• _WHAT IS ASKED_: In the entries that follow, the first line to write out is the one containing "What Plotly code", and the last is the one containing "operating = [842, 914, 1025]". Reproduce that stretch exactly, with nothing before or after it.

• _SUPPLIED INFORMATION_:
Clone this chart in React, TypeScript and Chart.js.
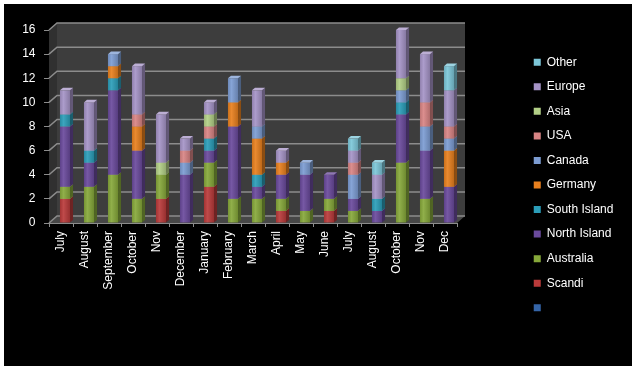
---
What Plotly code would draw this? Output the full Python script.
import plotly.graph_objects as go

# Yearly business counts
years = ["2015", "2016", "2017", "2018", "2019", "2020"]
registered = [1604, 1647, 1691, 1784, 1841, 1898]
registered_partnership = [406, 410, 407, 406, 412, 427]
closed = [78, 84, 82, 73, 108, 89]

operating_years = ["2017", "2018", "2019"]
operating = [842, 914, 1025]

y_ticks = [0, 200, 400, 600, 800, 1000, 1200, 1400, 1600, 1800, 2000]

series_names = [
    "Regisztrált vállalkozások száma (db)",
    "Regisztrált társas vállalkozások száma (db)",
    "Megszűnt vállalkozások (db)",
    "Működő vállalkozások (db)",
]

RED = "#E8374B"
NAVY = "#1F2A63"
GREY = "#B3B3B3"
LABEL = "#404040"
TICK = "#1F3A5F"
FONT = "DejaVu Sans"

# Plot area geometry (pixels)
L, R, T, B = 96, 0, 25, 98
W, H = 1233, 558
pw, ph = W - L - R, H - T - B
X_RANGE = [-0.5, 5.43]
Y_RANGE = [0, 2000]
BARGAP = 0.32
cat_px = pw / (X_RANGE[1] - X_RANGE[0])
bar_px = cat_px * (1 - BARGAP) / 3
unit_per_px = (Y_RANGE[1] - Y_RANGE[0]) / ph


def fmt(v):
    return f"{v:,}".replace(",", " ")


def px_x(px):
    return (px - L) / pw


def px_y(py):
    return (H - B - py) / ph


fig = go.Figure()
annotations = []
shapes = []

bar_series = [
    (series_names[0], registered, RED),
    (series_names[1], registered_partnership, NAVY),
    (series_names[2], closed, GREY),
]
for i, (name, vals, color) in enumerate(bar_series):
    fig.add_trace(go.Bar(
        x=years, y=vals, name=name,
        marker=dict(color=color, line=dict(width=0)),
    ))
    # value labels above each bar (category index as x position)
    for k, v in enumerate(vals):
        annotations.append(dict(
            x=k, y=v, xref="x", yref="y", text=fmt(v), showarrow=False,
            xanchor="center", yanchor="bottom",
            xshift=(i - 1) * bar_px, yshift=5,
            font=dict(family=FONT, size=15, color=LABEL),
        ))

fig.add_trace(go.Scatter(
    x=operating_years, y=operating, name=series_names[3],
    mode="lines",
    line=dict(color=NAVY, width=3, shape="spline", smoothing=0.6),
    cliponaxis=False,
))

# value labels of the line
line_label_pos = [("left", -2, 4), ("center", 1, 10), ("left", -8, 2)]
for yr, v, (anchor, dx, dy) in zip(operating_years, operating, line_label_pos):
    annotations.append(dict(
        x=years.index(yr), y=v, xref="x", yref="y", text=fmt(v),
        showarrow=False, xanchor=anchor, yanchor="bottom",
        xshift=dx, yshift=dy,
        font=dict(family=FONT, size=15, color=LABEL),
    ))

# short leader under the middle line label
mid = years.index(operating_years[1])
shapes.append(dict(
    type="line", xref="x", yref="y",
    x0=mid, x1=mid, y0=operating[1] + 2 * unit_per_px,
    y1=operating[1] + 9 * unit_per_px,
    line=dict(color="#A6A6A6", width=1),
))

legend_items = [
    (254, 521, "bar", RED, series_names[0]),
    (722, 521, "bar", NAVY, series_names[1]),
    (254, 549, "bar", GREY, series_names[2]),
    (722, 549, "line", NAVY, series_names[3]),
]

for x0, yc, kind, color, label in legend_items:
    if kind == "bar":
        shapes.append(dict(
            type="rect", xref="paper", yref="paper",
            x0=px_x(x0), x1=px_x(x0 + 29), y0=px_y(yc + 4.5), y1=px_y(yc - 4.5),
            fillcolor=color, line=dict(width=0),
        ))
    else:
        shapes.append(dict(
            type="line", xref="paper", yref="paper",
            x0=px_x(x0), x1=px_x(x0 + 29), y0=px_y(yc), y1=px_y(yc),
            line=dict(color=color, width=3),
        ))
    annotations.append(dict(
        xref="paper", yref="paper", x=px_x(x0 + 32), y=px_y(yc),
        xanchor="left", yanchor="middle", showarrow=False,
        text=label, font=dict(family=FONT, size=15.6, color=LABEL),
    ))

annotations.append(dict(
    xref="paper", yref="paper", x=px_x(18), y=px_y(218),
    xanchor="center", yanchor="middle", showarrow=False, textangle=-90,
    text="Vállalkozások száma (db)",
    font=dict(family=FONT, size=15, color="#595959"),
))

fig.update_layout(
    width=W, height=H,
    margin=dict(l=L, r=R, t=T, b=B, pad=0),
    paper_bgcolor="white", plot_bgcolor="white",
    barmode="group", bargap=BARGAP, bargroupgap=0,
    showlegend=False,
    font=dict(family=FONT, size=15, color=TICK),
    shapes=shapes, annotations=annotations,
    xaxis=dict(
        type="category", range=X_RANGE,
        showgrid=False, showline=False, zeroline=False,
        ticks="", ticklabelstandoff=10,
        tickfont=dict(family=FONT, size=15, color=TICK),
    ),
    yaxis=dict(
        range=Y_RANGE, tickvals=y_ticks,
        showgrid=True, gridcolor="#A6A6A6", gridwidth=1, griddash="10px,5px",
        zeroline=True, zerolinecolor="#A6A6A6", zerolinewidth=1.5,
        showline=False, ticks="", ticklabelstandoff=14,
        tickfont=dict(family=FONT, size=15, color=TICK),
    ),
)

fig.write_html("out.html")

• _RESPONSE_:
What Plotly code would draw this? Output the full Python script.
import plotly.graph_objects as go

# Yearly business counts
years = ["2015", "2016", "2017", "2018", "2019", "2020"]
registered = [1604, 1647, 1691, 1784, 1841, 1898]
registered_partnership = [406, 410, 407, 406, 412, 427]
closed = [78, 84, 82, 73, 108, 89]

operating_years = ["2017", "2018", "2019"]
operating = [842, 914, 1025]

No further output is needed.